» **AIM**: Keep only the lines where "chart" appears.

— BEGIN MATERIAL SHOWN —

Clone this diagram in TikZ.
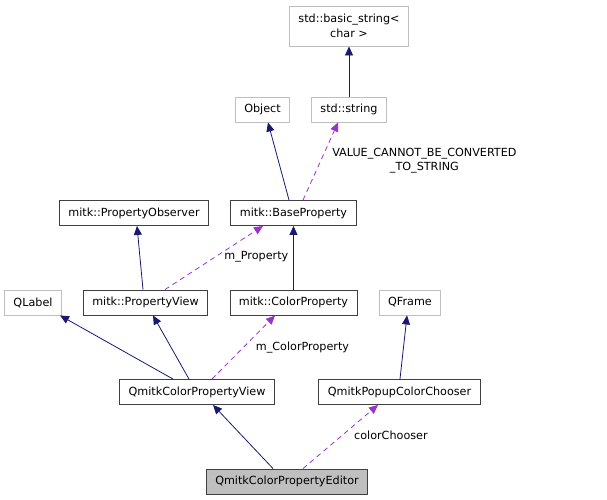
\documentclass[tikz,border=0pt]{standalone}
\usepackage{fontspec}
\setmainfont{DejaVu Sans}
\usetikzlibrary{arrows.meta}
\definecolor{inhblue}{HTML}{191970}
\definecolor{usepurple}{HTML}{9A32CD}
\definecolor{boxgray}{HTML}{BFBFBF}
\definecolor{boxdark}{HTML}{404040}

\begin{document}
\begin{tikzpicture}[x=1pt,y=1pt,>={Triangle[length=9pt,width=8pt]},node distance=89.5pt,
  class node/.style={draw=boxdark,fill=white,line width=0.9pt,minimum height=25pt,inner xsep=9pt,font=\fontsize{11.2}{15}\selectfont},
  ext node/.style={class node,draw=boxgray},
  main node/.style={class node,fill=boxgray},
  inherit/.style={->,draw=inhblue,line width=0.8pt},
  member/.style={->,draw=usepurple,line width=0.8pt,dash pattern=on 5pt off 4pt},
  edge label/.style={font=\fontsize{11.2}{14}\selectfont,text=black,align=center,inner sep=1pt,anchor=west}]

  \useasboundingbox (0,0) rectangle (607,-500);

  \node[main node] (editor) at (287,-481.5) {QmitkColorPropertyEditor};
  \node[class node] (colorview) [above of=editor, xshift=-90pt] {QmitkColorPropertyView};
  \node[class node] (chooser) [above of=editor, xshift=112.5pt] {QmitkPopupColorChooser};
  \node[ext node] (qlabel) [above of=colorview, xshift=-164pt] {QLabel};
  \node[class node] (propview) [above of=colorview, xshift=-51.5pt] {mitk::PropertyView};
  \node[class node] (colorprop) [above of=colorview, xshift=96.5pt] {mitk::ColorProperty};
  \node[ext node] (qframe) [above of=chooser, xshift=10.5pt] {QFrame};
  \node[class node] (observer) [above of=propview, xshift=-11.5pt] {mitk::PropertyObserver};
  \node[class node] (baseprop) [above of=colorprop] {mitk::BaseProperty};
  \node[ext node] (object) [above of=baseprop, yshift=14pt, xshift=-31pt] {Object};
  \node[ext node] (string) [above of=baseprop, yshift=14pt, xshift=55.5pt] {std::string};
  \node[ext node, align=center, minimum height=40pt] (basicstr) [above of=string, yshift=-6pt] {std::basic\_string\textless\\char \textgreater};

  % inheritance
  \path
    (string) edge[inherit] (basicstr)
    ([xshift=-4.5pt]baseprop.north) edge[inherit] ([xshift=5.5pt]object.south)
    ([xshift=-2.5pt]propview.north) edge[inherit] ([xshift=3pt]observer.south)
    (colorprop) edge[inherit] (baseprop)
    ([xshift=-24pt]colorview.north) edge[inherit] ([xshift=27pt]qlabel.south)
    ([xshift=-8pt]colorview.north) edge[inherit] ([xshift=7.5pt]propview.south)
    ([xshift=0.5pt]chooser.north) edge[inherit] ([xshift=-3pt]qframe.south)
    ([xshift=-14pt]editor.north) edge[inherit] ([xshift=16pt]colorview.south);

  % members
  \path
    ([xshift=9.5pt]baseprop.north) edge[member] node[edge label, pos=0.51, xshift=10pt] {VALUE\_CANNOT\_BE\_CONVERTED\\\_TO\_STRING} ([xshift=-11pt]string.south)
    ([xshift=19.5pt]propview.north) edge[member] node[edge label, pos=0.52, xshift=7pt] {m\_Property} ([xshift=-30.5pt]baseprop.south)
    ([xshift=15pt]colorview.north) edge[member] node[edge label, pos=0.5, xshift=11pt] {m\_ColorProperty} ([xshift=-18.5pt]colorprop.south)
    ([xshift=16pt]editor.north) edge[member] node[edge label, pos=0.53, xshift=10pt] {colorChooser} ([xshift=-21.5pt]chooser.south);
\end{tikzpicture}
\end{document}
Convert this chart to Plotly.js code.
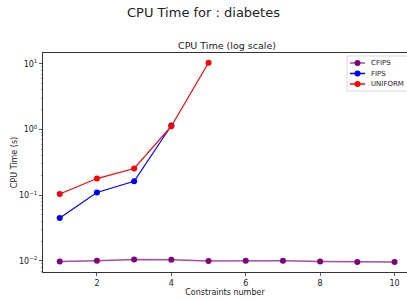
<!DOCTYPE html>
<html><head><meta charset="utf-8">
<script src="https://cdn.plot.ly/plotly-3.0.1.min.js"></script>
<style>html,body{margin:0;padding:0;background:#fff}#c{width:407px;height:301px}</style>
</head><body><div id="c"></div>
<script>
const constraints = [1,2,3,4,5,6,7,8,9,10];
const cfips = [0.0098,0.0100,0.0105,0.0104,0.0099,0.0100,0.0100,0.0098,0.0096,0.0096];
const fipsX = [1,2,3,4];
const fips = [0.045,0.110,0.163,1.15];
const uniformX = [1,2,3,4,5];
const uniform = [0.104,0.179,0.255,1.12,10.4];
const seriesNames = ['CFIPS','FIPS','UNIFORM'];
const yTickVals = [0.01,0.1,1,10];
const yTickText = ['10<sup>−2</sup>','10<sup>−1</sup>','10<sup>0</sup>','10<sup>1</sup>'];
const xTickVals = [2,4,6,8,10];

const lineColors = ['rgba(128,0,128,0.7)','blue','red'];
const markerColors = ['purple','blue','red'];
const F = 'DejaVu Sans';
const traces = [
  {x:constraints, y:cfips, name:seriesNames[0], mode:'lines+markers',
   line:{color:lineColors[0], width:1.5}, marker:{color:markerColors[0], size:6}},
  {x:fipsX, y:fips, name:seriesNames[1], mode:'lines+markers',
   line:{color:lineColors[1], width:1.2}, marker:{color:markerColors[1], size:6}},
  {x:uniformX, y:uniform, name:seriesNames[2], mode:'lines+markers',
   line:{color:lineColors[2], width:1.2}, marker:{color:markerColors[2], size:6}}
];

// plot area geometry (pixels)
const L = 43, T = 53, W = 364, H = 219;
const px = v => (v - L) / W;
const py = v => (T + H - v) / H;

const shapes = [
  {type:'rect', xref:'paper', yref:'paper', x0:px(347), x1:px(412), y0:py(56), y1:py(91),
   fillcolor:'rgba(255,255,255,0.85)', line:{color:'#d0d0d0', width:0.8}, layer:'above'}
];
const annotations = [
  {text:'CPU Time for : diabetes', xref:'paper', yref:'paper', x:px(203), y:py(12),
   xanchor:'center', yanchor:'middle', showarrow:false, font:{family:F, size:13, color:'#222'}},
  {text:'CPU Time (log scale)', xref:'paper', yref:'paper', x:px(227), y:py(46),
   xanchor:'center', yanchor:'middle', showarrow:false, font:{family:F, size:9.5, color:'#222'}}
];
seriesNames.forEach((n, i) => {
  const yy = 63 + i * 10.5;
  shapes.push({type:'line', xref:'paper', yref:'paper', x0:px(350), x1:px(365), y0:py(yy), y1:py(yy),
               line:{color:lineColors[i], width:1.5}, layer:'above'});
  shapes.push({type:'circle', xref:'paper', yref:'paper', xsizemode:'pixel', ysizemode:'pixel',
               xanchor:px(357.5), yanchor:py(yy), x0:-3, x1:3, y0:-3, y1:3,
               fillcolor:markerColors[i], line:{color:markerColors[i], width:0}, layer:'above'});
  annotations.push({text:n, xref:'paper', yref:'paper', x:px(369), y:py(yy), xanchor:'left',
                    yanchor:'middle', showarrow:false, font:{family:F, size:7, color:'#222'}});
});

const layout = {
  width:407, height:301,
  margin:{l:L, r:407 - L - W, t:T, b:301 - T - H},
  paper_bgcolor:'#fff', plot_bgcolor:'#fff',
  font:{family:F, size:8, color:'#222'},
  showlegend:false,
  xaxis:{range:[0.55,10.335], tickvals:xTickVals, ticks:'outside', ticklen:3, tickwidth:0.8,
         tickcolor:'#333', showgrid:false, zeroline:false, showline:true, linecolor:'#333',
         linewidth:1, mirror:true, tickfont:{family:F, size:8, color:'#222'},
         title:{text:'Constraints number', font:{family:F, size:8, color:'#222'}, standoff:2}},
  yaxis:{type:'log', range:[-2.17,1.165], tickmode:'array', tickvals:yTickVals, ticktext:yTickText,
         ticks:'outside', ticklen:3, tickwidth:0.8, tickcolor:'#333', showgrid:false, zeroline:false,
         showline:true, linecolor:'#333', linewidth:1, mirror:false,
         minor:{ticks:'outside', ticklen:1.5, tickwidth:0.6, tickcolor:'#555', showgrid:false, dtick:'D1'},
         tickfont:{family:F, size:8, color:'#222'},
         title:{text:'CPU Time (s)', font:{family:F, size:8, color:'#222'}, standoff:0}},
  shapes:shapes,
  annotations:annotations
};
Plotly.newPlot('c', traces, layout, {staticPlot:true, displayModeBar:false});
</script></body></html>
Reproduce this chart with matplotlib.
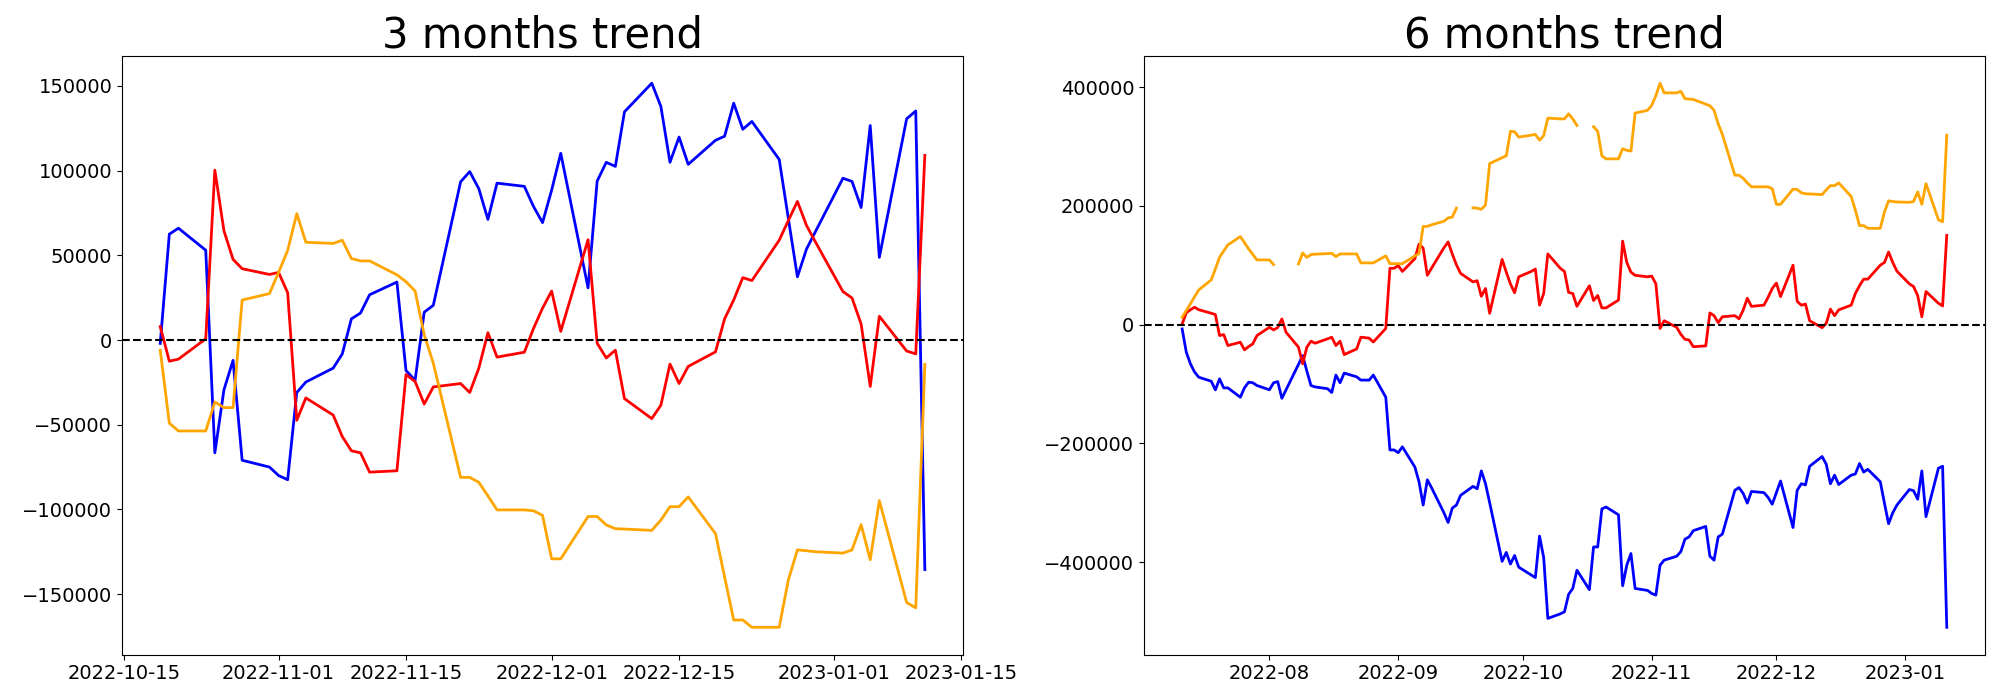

— END MATERIAL SHOWN —

» **ANSWER FOR THE TASK**:
Convert this chart to Plotly.js code.
Reproduce this chart with matplotlib.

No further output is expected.